> _Direction_
Read the listing below and copy out every line that holds "drawn".

> _Listed records_
+ + +
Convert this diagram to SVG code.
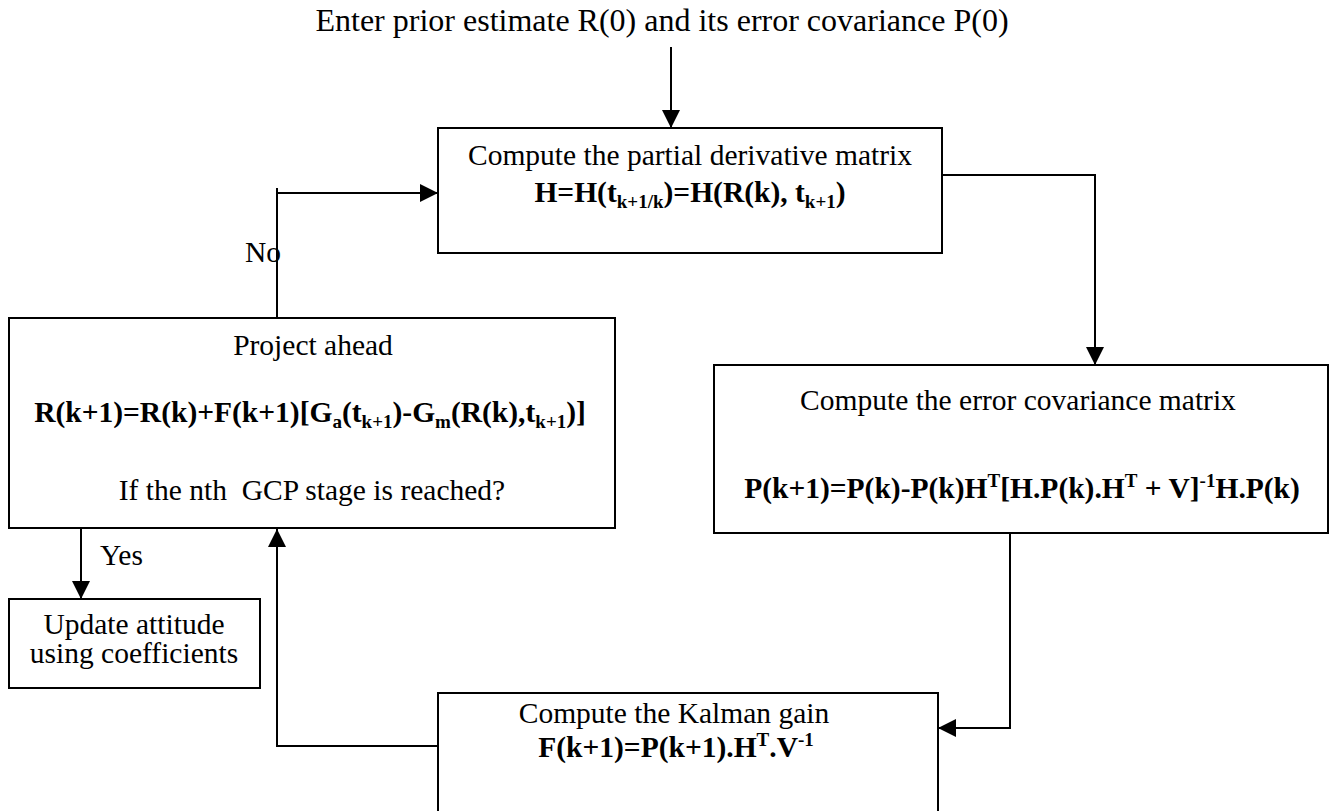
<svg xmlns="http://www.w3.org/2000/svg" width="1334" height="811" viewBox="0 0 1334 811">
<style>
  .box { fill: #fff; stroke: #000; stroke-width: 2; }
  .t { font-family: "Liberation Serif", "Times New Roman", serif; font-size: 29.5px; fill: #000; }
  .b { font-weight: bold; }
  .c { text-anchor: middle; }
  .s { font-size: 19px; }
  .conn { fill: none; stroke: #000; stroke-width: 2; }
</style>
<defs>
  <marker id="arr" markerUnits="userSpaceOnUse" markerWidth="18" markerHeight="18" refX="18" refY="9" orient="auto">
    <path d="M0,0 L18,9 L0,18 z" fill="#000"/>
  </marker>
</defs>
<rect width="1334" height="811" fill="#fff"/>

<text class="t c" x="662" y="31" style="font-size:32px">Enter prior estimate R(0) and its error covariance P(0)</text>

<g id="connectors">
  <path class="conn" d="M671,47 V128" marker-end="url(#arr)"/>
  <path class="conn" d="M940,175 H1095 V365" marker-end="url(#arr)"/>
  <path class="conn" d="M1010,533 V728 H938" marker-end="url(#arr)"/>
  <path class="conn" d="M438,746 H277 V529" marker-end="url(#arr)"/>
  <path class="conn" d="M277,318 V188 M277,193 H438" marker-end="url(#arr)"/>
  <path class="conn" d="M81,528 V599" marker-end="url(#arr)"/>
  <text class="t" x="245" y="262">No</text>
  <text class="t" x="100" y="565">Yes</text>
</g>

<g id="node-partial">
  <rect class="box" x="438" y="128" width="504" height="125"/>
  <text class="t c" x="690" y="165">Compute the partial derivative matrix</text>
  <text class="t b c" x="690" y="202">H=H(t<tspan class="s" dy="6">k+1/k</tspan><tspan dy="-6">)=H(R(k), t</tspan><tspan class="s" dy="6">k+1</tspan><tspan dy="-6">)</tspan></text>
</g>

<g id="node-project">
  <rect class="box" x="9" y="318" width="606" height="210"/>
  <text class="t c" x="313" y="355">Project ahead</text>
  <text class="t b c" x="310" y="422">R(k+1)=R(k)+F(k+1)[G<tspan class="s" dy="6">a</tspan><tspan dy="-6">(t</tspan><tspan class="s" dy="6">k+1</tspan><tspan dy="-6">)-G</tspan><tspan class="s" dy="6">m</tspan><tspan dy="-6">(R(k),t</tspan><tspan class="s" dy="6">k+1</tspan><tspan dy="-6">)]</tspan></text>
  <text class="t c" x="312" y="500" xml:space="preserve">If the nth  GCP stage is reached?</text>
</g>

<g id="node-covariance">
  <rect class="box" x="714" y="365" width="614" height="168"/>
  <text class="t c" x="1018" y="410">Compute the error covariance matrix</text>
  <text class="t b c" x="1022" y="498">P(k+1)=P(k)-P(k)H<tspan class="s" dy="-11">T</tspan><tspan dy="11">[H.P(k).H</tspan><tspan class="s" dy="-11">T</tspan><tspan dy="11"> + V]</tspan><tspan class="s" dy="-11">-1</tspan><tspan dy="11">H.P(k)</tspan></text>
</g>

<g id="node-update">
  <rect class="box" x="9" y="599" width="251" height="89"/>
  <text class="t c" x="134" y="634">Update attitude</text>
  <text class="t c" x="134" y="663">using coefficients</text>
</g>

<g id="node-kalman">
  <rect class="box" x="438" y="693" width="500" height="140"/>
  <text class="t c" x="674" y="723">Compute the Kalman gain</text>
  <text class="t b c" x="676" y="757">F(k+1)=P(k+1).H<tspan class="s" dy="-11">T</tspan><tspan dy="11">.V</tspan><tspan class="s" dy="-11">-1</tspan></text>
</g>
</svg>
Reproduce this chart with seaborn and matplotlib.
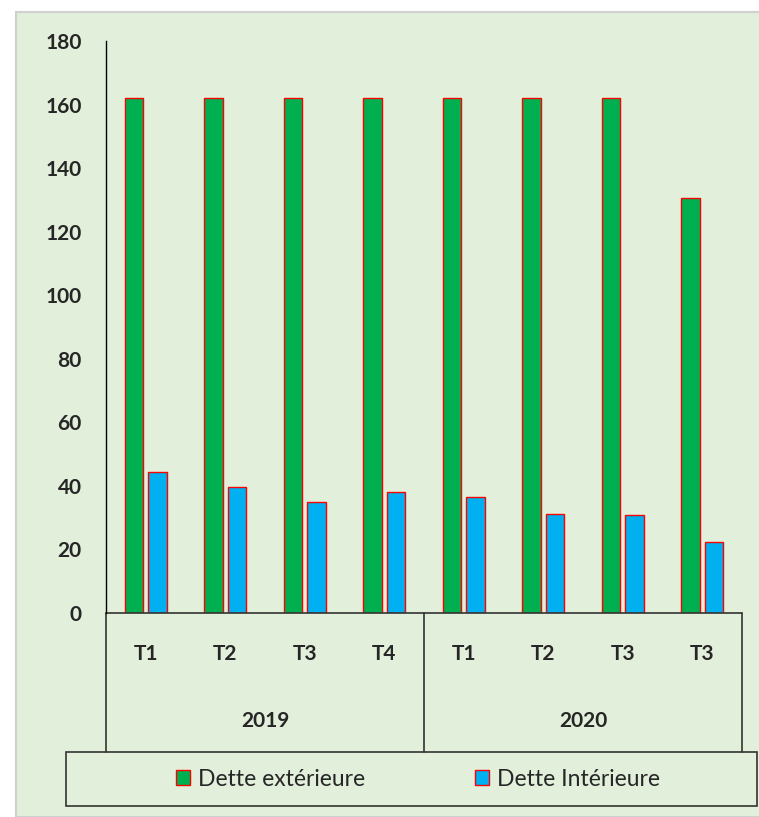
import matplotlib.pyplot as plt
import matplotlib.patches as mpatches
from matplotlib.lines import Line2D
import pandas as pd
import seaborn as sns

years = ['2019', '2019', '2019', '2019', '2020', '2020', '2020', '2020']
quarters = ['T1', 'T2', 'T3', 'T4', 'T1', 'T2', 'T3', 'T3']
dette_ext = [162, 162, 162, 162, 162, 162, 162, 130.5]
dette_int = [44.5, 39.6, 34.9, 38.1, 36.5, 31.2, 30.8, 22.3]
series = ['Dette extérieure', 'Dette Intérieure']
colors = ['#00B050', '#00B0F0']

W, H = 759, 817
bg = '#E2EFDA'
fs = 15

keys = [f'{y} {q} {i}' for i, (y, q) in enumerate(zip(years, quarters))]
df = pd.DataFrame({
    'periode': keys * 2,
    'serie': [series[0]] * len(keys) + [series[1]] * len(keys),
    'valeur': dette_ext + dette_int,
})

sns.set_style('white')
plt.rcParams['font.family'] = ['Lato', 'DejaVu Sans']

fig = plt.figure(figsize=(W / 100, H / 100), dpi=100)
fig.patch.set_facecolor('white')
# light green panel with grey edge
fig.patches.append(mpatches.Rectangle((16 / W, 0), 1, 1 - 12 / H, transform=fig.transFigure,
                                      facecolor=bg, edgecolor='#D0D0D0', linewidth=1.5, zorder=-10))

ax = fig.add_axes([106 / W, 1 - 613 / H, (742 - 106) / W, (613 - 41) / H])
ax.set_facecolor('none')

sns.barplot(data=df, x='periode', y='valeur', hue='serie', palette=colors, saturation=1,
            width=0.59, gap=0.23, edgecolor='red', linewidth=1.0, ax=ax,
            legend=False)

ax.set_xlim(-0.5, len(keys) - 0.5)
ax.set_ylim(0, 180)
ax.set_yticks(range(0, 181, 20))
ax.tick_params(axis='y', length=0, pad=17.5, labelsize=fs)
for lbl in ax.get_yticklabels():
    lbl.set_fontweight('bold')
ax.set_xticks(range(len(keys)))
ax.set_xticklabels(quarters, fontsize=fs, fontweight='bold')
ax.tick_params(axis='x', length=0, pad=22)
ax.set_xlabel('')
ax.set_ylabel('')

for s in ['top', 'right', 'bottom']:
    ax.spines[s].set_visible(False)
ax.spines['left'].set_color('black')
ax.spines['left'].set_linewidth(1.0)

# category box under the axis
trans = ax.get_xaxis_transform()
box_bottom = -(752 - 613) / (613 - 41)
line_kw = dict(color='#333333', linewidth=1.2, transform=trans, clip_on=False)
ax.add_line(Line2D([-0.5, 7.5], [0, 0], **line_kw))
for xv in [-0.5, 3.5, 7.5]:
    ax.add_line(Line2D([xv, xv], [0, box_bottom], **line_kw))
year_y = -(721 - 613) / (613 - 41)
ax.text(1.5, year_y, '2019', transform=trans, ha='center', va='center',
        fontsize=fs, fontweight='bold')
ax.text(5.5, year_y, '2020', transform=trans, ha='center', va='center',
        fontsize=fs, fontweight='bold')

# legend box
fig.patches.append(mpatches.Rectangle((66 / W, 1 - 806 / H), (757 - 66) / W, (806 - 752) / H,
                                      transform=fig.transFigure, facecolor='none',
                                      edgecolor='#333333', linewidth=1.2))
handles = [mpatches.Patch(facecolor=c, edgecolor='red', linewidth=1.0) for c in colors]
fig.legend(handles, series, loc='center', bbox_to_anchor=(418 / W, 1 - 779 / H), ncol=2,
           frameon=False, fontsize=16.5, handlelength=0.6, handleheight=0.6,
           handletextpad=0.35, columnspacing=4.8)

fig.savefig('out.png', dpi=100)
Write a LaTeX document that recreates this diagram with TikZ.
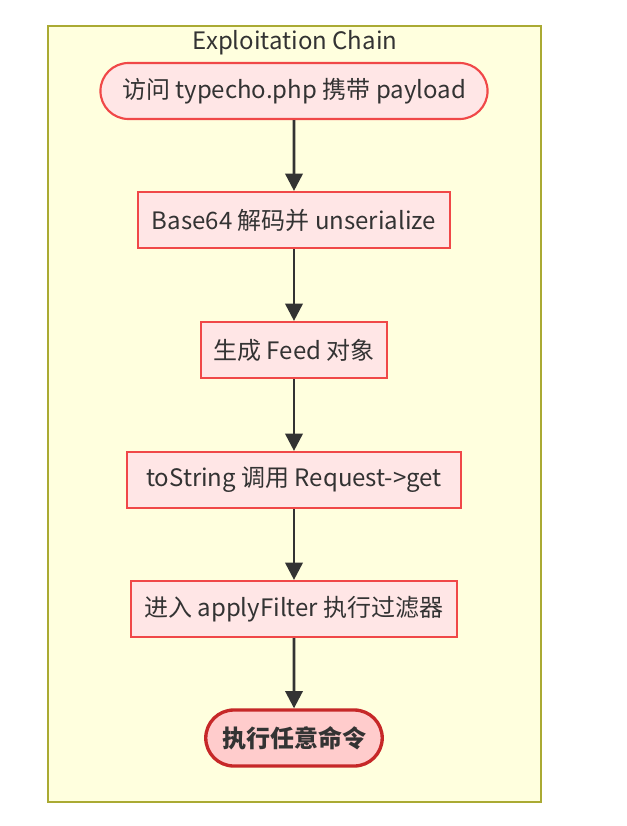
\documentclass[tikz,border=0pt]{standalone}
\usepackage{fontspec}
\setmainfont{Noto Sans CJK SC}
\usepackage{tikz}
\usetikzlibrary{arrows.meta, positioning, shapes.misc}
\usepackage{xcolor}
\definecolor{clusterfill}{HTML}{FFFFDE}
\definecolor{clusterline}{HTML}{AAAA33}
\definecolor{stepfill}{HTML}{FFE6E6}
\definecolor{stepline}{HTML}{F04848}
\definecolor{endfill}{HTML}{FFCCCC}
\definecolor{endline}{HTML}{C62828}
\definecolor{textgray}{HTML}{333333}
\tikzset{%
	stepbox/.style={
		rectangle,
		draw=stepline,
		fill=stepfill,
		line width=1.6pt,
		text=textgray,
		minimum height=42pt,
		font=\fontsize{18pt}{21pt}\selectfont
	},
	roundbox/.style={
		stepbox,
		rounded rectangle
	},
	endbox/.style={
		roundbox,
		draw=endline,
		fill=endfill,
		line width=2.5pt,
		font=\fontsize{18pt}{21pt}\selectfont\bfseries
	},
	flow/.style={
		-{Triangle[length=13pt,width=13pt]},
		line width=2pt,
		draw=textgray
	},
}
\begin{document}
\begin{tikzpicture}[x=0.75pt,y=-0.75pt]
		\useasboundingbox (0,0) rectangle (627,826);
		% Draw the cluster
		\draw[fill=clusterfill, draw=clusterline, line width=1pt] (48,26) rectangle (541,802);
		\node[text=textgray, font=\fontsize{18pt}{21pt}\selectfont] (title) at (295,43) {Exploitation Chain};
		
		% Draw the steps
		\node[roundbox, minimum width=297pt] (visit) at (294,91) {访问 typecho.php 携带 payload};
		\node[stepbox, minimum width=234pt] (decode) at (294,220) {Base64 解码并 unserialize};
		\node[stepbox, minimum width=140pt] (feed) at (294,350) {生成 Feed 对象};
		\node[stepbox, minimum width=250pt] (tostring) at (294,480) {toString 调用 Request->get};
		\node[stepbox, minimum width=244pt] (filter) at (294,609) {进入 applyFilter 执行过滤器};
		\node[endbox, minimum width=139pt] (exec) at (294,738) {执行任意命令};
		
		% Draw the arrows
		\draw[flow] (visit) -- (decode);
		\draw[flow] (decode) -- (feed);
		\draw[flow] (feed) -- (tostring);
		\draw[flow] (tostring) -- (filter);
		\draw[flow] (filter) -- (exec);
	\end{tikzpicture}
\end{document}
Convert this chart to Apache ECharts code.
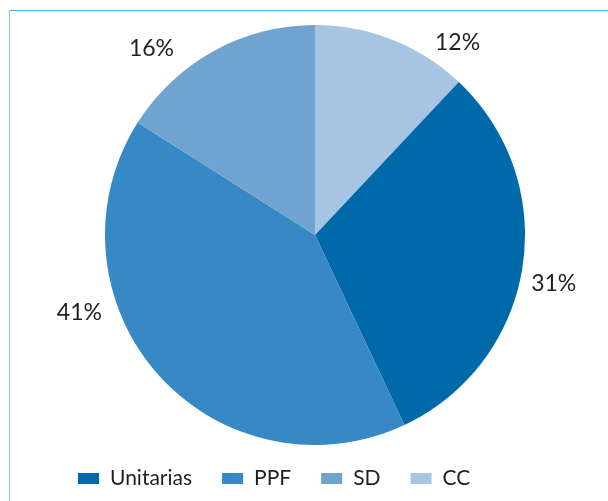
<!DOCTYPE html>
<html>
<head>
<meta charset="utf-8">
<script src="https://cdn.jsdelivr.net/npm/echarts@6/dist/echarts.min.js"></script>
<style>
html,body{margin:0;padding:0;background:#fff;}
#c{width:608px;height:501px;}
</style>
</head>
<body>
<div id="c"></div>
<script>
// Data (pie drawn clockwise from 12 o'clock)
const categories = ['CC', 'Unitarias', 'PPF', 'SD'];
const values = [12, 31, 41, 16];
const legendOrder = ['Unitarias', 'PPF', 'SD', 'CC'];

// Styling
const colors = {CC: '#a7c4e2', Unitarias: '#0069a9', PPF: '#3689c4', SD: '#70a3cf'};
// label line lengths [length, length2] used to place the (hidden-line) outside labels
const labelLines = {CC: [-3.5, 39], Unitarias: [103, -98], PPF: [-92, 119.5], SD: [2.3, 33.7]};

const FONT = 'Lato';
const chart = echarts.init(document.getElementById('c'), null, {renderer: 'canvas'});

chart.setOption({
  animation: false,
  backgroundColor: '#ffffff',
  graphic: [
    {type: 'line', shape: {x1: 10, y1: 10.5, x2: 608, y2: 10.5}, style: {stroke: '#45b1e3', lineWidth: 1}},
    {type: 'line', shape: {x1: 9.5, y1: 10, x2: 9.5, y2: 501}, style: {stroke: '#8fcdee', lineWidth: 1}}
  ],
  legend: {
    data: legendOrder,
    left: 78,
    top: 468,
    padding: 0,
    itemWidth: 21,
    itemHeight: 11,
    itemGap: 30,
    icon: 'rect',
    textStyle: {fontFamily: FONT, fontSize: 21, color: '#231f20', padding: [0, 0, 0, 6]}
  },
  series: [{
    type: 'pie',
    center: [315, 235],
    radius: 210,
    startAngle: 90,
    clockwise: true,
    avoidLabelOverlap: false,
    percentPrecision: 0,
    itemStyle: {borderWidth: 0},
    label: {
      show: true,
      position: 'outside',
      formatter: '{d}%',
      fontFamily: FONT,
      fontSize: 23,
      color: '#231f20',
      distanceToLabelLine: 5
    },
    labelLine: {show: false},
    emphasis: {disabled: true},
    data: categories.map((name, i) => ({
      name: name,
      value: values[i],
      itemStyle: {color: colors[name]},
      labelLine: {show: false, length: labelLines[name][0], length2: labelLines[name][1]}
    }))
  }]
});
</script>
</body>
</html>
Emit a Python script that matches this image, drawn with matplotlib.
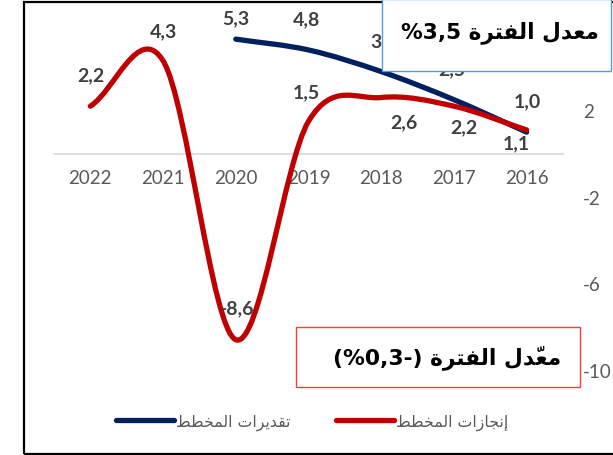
+ + +
> _Answer in full_
// Data (pie drawn clockwise from 12 o'clock)
Emit a Python script that matches this image, drawn with matplotlib.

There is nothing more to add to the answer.